Monday, March 21, 2011

Raja Alem and Morocco's Mohammed Achaari share $50,000 prize for this year's 'Arabic Booker' : guardian

Both novels are on topical and sensitive themes. Alem's The Doves' Necklace explores the "secret life" of the holy city of Mecca. It presents a world of crime, corruption, prostitution and the exploitation of foreign workers by a mafia of building contractors bent on destroying the historic areas of the city.
Alem is the first female winner of the prize, which was established in 2007 to promote international recognition of the best Arabic literary writing, with funding from the Booker Foundation, as well as the Emirates Foundation for Philanthropy.
Meanwhile Achaari's The Arch and the Butterfly is a story about the effects of terrorism, not upon the west, but upon a Muslim family who discover their son, who they thought was studying in Paris, has died as an al-Qaida "martyr" in Afghanistan. The novel explores the effects of the traumatic discovery upon the young man's father and on his relationship with his wife. The author, a poet and journalist, is also a former minister of culture inMorocco.

Chair of the judges, Iraqi poet Fadhil al-Azzawi, announced the winners at an Abu Dhabi ceremony on the eve of the city's book fair. He said the winning books were "two wonderful novels with great literary quality" which both deal with important problems in the Middle East, including "problems which have been reflected on banners during the recent protests that have shaken the Arab world, demanding change".

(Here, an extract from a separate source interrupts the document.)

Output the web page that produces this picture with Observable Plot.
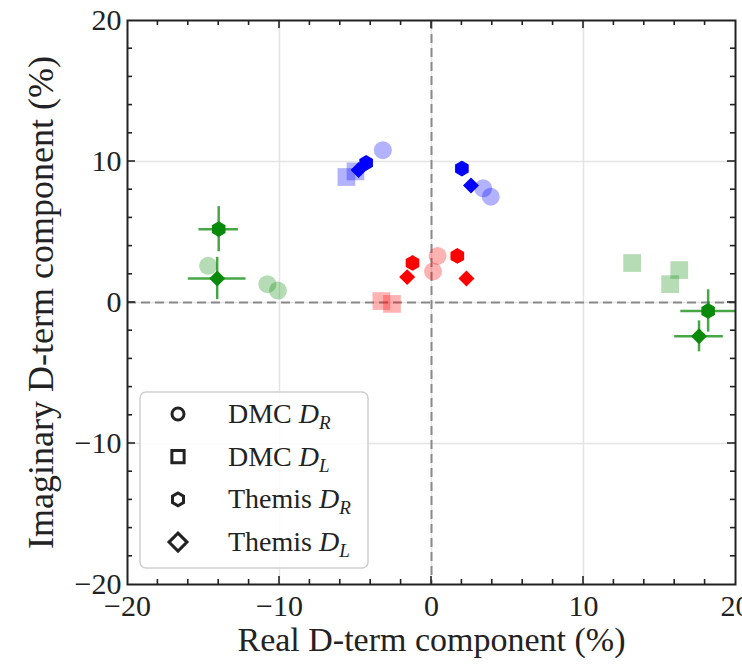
<!DOCTYPE html>
<html><head><meta charset="utf-8">
<script src="https://cdn.jsdelivr.net/npm/d3@7"></script>
<script src="https://cdn.jsdelivr.net/npm/@observablehq/plot@0.6"></script>
<style>body{margin:0;background:#fff}</style>
</head><body><div id="chart"></div>
<script>
// ---- data ----
const stationColors = {blue: "#0000ff", red: "#ff0000", green: "#0a8a0a"};

const dmcDR = [
  {c: "blue", x: -3.2, y: 10.8}, {c: "blue", x: 3.4, y: 8.1}, {c: "blue", x: 3.9, y: 7.5},
  {c: "red", x: 0.4, y: 3.3}, {c: "red", x: 0.1, y: 2.2},
  {c: "green", x: -14.7, y: 2.6}, {c: "green", x: -10.8, y: 1.3}, {c: "green", x: -10.1, y: 0.85}
];
const dmcDL = [
  {c: "blue", x: -5.6, y: 8.9}, {c: "blue", x: -5.0, y: 9.3},
  {c: "red", x: -3.3, y: 0.1}, {c: "red", x: -2.6, y: -0.1},
  {c: "green", x: 13.2, y: 2.8}, {c: "green", x: 16.3, y: 2.3}, {c: "green", x: 15.7, y: 1.3}
];
const themisDR = [
  {c: "blue", x: -4.3, y: 9.9, ex: 0.4, ey: 0.4}, {c: "blue", x: 2.0, y: 9.5, ex: 0.4, ey: 0.5},
  {c: "red", x: -1.25, y: 2.8, ex: 0.4, ey: 0.5}, {c: "red", x: 1.7, y: 3.3, ex: 0.4, ey: 0.4},
  {c: "green", x: -14.0, y: 5.2, ex: 1.3, ey: 1.6}, {c: "green", x: 18.2, y: -0.6, ex: 1.8, ey: 1.5}
];
const themisDL = [
  {c: "blue", x: -4.8, y: 9.4, ex: 0.4, ey: 0.4}, {c: "blue", x: 2.6, y: 8.3, ex: 0.4, ey: 0.4},
  {c: "red", x: -1.6, y: 1.8, ex: 0.4, ey: 0.4}, {c: "red", x: 2.3, y: 1.7, ex: 0.4, ey: 0.4},
  {c: "green", x: -14.1, y: 1.7, ex: 1.9, ey: 1.5}, {c: "green", x: 17.6, y: -2.4, ex: 1.6, ey: 1.1}
];
const xMajor = [-20, -10, 0, 10, 20];
const yMajor = [-20, -10, 0, 10, 20];
const minorTicks = [-18, -16, -14, -12, -8, -6, -4, -2, 2, 4, 6, 8, 12, 14, 16, 18];
const gridTicks = [-10, 0, 10];
const xLabel = "Real D-term component (%)";
const yLabel = "Imaginary D-term component (%)";
const legendItems = [
  {sym: "circle", main: "DMC ", sub: "R"},
  {sym: "square", main: "DMC ", sub: "L"},
  {sym: "hexagon", main: "Themis ", sub: "R"},
  {sym: "diamond", main: "Themis ", sub: "L"}
];

const themisAll = themisDR.concat(themisDL);
const fill = d => stationColors[d.c];
const fmt = d => d < 0 ? "\u2212" + Math.abs(d) : String(d);
const FONT = "'Liberation Serif', 'DejaVu Serif', serif";
const INK = "#222";

const fig = Plot.plot({
  width: 742, height: 667,
  marginLeft: 127, marginRight: 7, marginTop: 20, marginBottom: 83,
  style: {fontFamily: FONT, fontSize: "30px", color: INK, background: "#fff"},
  x: {domain: [-20, 20], ticks: xMajor, tickSize: 0, tickPadding: 10, tickFormat: fmt, label: null},
  y: {domain: [-20, 20], ticks: yMajor, tickSize: 0, tickPadding: 6, tickFormat: fmt, label: null},
  marks: [
    Plot.ruleX(gridTicks, {stroke: "#e4e4e4", strokeWidth: 1.5}),
    Plot.ruleY(gridTicks, {stroke: "#e4e4e4", strokeWidth: 1.5}),
    Plot.ruleX([0], {stroke: "#8a8a8a", strokeWidth: 2, strokeDasharray: "9,5"}),
    Plot.ruleY([0], {stroke: "#8a8a8a", strokeWidth: 2, strokeDasharray: "9,5"}),
    Plot.dot(dmcDR, {x: "x", y: "y", r: 9, symbol: "circle", fill, fillOpacity: 0.3, stroke: null}),
    Plot.dot(dmcDL, {x: "x", y: "y", r: 10, symbol: "square", fill, fillOpacity: 0.3, stroke: null}),
    Plot.ruleY(themisAll, {y: "y", x1: d => d.x - d.ex, x2: d => d.x + d.ex, stroke: fill, strokeWidth: 2.5, strokeOpacity: 0.75}),
    Plot.ruleX(themisAll, {x: "x", y1: d => d.y - d.ey, y2: d => d.y + d.ey, stroke: fill, strokeWidth: 2.5, strokeOpacity: 0.75}),
    Plot.dot(themisDR, {x: "x", y: "y", r: 6.8, symbol: "hexagon", fill, stroke: null}),
    Plot.dot(themisDL, {x: "x", y: "y", r: 7.2, symbol: "diamond2", fill, stroke: null}),
    Plot.frame({stroke: INK, strokeWidth: 2}),
    Plot.text([xLabel], {frameAnchor: "bottom", dy: 66, fontSize: 34, fill: INK, textAnchor: "middle"}),
    Plot.text([yLabel], {frameAnchor: "left", dx: -86, rotate: -90, fontSize: 36, fill: INK, textAnchor: "middle"})
  ]
});

const svg = d3.select(fig);
const sx = fig.scale("x"), sy = fig.scale("y");
const X0 = sx.apply(-20), X1 = sx.apply(20), Y0 = sy.apply(-20), Y1 = sy.apply(20);
const tg = svg.append("g").attr("stroke", INK).attr("stroke-width", 1.6);
const tickSets = [[minorTicks, 5], [xMajor.slice(1, -1), 8]];
for (const [vals, len] of tickSets) {
  for (const v of vals) {
    const px = sx.apply(v), py = sy.apply(v);
    tg.append("line").attr("x1", px).attr("x2", px).attr("y1", Y0).attr("y2", Y0 - len);
    tg.append("line").attr("x1", px).attr("x2", px).attr("y1", Y1).attr("y2", Y1 + len);
    tg.append("line").attr("y1", py).attr("y2", py).attr("x1", X0).attr("x2", X0 + len);
    tg.append("line").attr("y1", py).attr("y2", py).attr("x1", X1).attr("x2", X1 - len);
  }
}

// legend
const lg = svg.append("g").attr("text-anchor", "start");
lg.append("rect").attr("x", 140).attr("y", 392).attr("width", 228).attr("height", 176)
  .attr("rx", 6).attr("fill", "#fff").attr("fill-opacity", 0.85).attr("stroke", "#cfcfcf").attr("stroke-width", 1.5);
const hexPath = r => {
  const ry = r * 1.1547, hy = ry / 2;
  return `M0,${-ry}L${r},${-hy}L${r},${hy}L0,${ry}L${-r},${hy}L${-r},${-hy}Z`;
};
const symPath = {
  circle: d3.symbol(d3.symbolCircle, Math.PI * 36)(),
  square: d3.symbol(d3.symbolSquare, 150)(),
  hexagon: hexPath(5.5),
  diamond: "M0,-9L9,0L0,9L-9,0Z"
};
legendItems.forEach((it, i) => {
  const cy = 414 + i * 42.7;
  lg.append("path").attr("d", symPath[it.sym]).attr("transform", `translate(178,${cy})`)
    .attr("fill", "none").attr("stroke", INK).attr("stroke-width", 3);
  const t = lg.append("text").attr("x", 228).attr("y", cy).attr("dy", "0.32em")
    .attr("text-anchor", "start")
    .attr("font-family", FONT).attr("font-size", 28).attr("fill", INK);
  t.append("tspan").text(it.main);
  t.append("tspan").attr("font-style", "italic").text("D");
  t.append("tspan").attr("font-style", "italic").attr("font-size", 19).attr("dy", 6).text(it.sub);
});

document.getElementById("chart").appendChild(fig);
</script>
</body></html>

Jonathan Taylor, the prize's chair of trustees, said: "These are interesting times for Arabic fiction, which are reflected in today's exceptional announcement. For the first time the judges decided that the prize should be shared between two extraordinary books selected from an outstanding shortlist."
Achaari and Alem were chosen from a shortlist that also featured novels from two Egyptian writers, An Oriental Dance by Khaled al-Berry and Brooklyn Heights by Miral al-Tahawy, as well as My Tormentor by Moroccan writer Bensalem Himmich, and The Larvae Hunter by Amir Taj al-sir from Sudan.
The winning novels now find their prospects for translation radically increased. While two of Alem's novels, Fatma and My Thousand and One Nights, have already seen English translation, Achaari's work has not.
Previous winners of the prize Sunset Oasis by Bahaa Taher (2008) andAzazel (2009) by Youssef Ziedan both secured English and other international translations, while news of an English translation of last year's winner, Spewing Sparks as Big as Castles by Abdo Khal, is said to be "imminent".